Même en cas de respect "a minima" des nouvelles règles budgétaires européennes, et si la France est autorisée par Bruxelles à étendre sa période d'ajustement à sept ans au lieu de quatre, plus de 30 milliards d'euros d'économies seraient nécessaires en 2025 et environ 100 milliards à horizon 2028.
Dans ce cas de figure, le retour du déficit public sous les 3% arriverait seulement en 2029, "un horizon qui risque d'être jugé trop lointain par la Commission et le Conseil", alerte le Trésor.

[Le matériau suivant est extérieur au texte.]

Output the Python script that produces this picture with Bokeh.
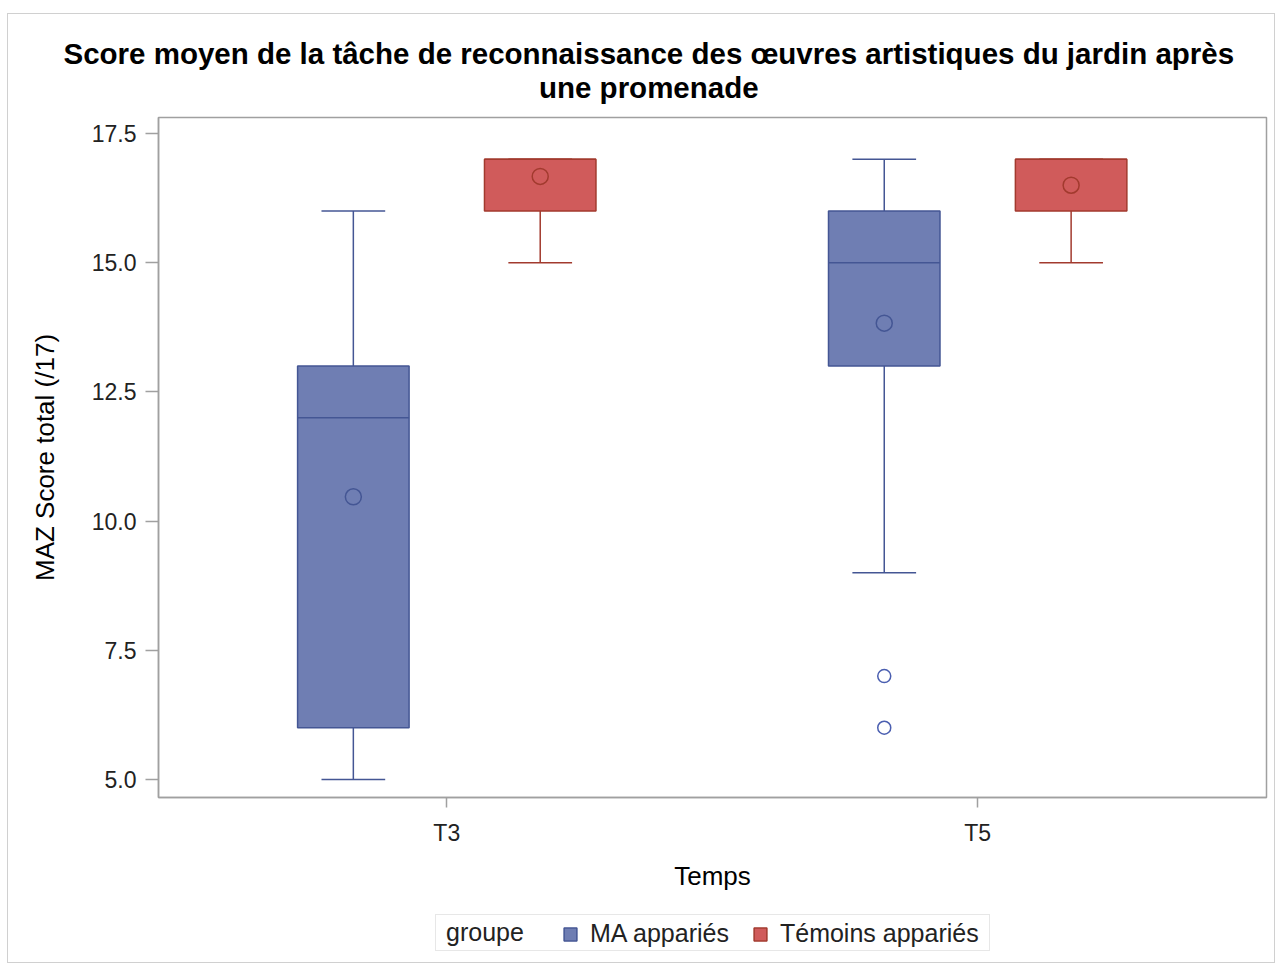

Alors que peu de nouvelles recettes sont envisagées, des pistes de coupes budgétaires ont été identifiées, formulées dans le cadre de revues de dépenses commandées par l'exécutif sortant.
Concernant les aides aux entreprises, un rapport de l'Inspection générale des finances (IGF) consulté par l'AFP estime que 3 milliards peuvent être dégagés sur le Crédit d'impôt recherche (CIR), en supprimant les tarifs réduits d'accise sur les biocarburants ou le gazole utilisé par le transport collectif routier, ou encore en renonçant au financement des missions d'accompagnement des entreprises par les Chambres de commerce et d'industrie.
Supprimer certains taux réduits de TVA et remonter le taux réduit de 10% à 12,5% rapporterait 7 milliards d'euros.
Un autre rapport identifie 2,5 milliards d'euros d'excédents de trésorerie en examinant 180 opérateurs de l'Etat sur 408. Concernant l'absentéisme dans la fonction publique, l'instauration d'un deuxième et d'un troisième jours de carence ferait économiser presque 300 millions d'euros.
Le Trésor a également abaissé ses hypothèses de croissance à 1% pour 2025 (contre 1,4% prévu par le gouvernement) et 1,5% en 2026 et 2027 (contre respectivement 1,7% et 1,8%).